Friday, July 08, 2005

deep within

my daughter beside me draws post it size pieces of artwork. using techniques i have not taught her, but she has found within her artistic soul.

watercolours done with images in the negative space. birds crafted out of the whiteness of the paper. thatched roofs and bridges, hills and waterways complete the landscape.

tonight's relief is on a yellow post it. illumination for a tent in the dark sharpie night. a red fire blazes in the foreground. a fire ring of blackened stones encircles the fire.

such creativity i have need only to place the tools within her reach. pastels, watercolors, pencils, markers, crayons (an early favorite now shunned). she longs to paint with oil and canvas, but not yet. we've not been able to go there yet. but i see her mind working and wheels turning.

when we stand before a picasso, she notes the lines and shapes, the colors contrasting. she is not much for words, images please her immensely though. she tells me,
i'm not a writer. i'm an artist.


i tell her,
don't set your mind to not writing. say, i'm an artist. and be done with it. but don't shut down the writer inside
(a folly i know too well). i've read her poetry, the kid can write!
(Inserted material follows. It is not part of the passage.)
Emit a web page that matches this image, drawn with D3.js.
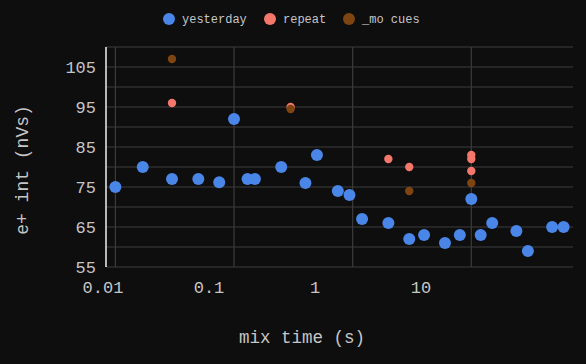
<!DOCTYPE html>
<html>
<head>
<meta charset="utf-8">
<script src="https://cdn.jsdelivr.net/npm/d3@7"></script>
<style>
  body { margin: 0; background: #0e0e0e; }
  svg { display: block; }
  text { font-family: "Courier New", "Liberation Mono", "DejaVu Sans Mono", monospace; fill: #c6c6c6; }
</style>
</head>
<body>
<script>
// series data: mix time (s) and e+ int (nVs)
var seriesNames = ["yesterday", "repeat", "_mo cues"];
var seriesColors = ["#4a86e8", "#f4776b", "#7f4511"];

var yesterdayX = [0.01, 0.017, 0.03, 0.05, 0.075, 0.1, 0.13, 0.15, 0.25, 0.4, 0.5, 0.75, 0.94, 1.2, 2, 3, 4, 6, 8, 10, 12, 15, 24, 30, 48, 60];
var yesterdayY = [75, 80, 77, 77, 76.2, 92, 77, 77, 80, 76, 83, 74, 73, 67, 66, 62, 63, 61, 63, 72, 63, 66, 64, 59, 65, 65];

var repeatX = [0.03, 0.3, 2, 3, 10, 10, 10];
var repeatY = [96, 95, 82, 80, 83, 82, 79];

var cuesX = [0.03, 0.3, 3, 10];
var cuesY = [107, 94.5, 74, 76];

var xTicks = [0.01, 0.1, 1, 10];
var xTickLabels = ["0.01", "0.1", "1", "10"];
var yTicks = [55, 65, 75, 85, 95, 105];
var yGrid = [55, 60, 65, 70, 75, 80, 85, 90, 95, 100, 105, 110];

var svgWidth = 586;
var svgHeight = 364;

var margin = { top: 47, right: 13, bottom: 97, left: 106 };
var chartWidth = svgWidth - margin.left - margin.right;
var chartHeight = svgHeight - margin.top - margin.bottom;

var svg = d3.select("body")
    .append("svg")
    .attr("width", svgWidth)
    .attr("height", svgHeight);

svg.append("rect")
    .attr("width", svgWidth)
    .attr("height", svgHeight)
    .attr("fill", "#0e0e0e");

var chartGroup = svg.append("g")
    .attr("transform", `translate(${margin.left},${margin.top})`);

var series = [
    { name: seriesNames[0], color: seriesColors[0], r: 6, xs: yesterdayX, ys: yesterdayY },
    { name: seriesNames[1], color: seriesColors[1], r: 4.2, xs: repeatX, ys: repeatY },
    { name: seriesNames[2], color: seriesColors[2], r: 4.2, xs: cuesX, ys: cuesY }
];

var allX = yesterdayX.concat(repeatX, cuesX);
var xLinearScale = d3.scaleLog()
    .domain([d3.min(allX) / 1.2, d3.max(allX) * 1.2])
    .range([0, chartWidth]);

var yLinearScale = d3.scaleLinear()
    .domain([55, 110])
    .range([chartHeight, 0]);

// tick labels sit a little left of their grid lines in the reference
var xLabelScale = d3.scaleLog()
    .domain([0.01, 10])
    .range([-3, 315]);

// grid
chartGroup.selectAll(".hgrid")
    .data(yGrid)
    .enter()
    .append("line")
    .attr("x1", 0)
    .attr("x2", chartWidth)
    .attr("y1", d => yLinearScale(d))
    .attr("y2", d => yLinearScale(d))
    .attr("stroke", "#3c3c3c")
    .attr("stroke-width", 1.2);

chartGroup.selectAll(".vgrid")
    .data(xTicks)
    .enter()
    .append("line")
    .attr("x1", d => xLinearScale(d))
    .attr("x2", d => xLinearScale(d))
    .attr("y1", 0)
    .attr("y2", chartHeight)
    .attr("stroke", "#3c3c3c")
    .attr("stroke-width", 1.2);

// y axis line
chartGroup.append("line")
    .attr("x1", 0).attr("x2", 0)
    .attr("y1", 0).attr("y2", chartHeight)
    .attr("stroke", "#f0f0f0")
    .attr("stroke-width", 1.5);

// tick labels
chartGroup.selectAll(".ylab")
    .data(yTicks)
    .enter()
    .append("text")
    .attr("x", -10)
    .attr("y", d => yLinearScale(d))
    .attr("dy", "0.35em")
    .attr("text-anchor", "end")
    .attr("font-size", 17)
    .text(d => d);

chartGroup.selectAll(".xlab")
    .data(xTicks)
    .enter()
    .append("text")
    .attr("x", d => xLabelScale(d))
    .attr("y", chartHeight + 26)
    .attr("text-anchor", "middle")
    .attr("font-size", 17)
    .text((d, i) => xTickLabels[i]);

// points
series.forEach(function (s) {
    chartGroup.selectAll(null)
        .data(s.xs.map((x, i) => [x, s.ys[i]]))
        .enter()
        .append("circle")
        .attr("cx", d => xLinearScale(d[0]))
        .attr("cy", d => yLinearScale(d[1]))
        .attr("r", s.r)
        .attr("fill", s.color);
});

// axis titles
svg.append("text")
    .attr("transform", `translate(302, 343)`)
    .attr("text-anchor", "middle")
    .attr("font-size", 17.5)
    .text("mix time (s)");

svg.append("text")
    .attr("transform", "translate(28, 170) rotate(-90)")
    .attr("text-anchor", "middle")
    .attr("font-size", 18)
    .text("e+ int (nVs)");

// legend
var legendX = [169, 270, 349];
var legend = svg.selectAll(".legend")
    .data(series)
    .enter()
    .append("g")
    .attr("transform", (d, i) => `translate(${legendX[i]}, 19)`);

legend.append("circle")
    .attr("r", 6)
    .attr("fill", d => d.color);

legend.append("text")
    .attr("x", 13)
    .attr("dy", "0.35em")
    .attr("font-size", 12)
    .text(d => d.name);
</script>
</body>
</html>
children use what is available to fashion great constructs of the imagination. until they are shut down for being too messy or wasting materials. our kitchen table is stained with blue dye from her early endeavors, but they serve to remind me that an artist lives here.

and when i am old and she is gone raising her children, perhaps that blue stain will be a comfort to me. who knows.

how i have tried to coax my artist child back out of hiding. so long has she been hiding within. but as i see my girl launch out in areas i have failed at, it gives me courage to try again. i simply need the innocence of a child.

nurture the artist within you. let him out to play in color or word, sound or image. set him free and see what he can do. then come back and tell me how it went.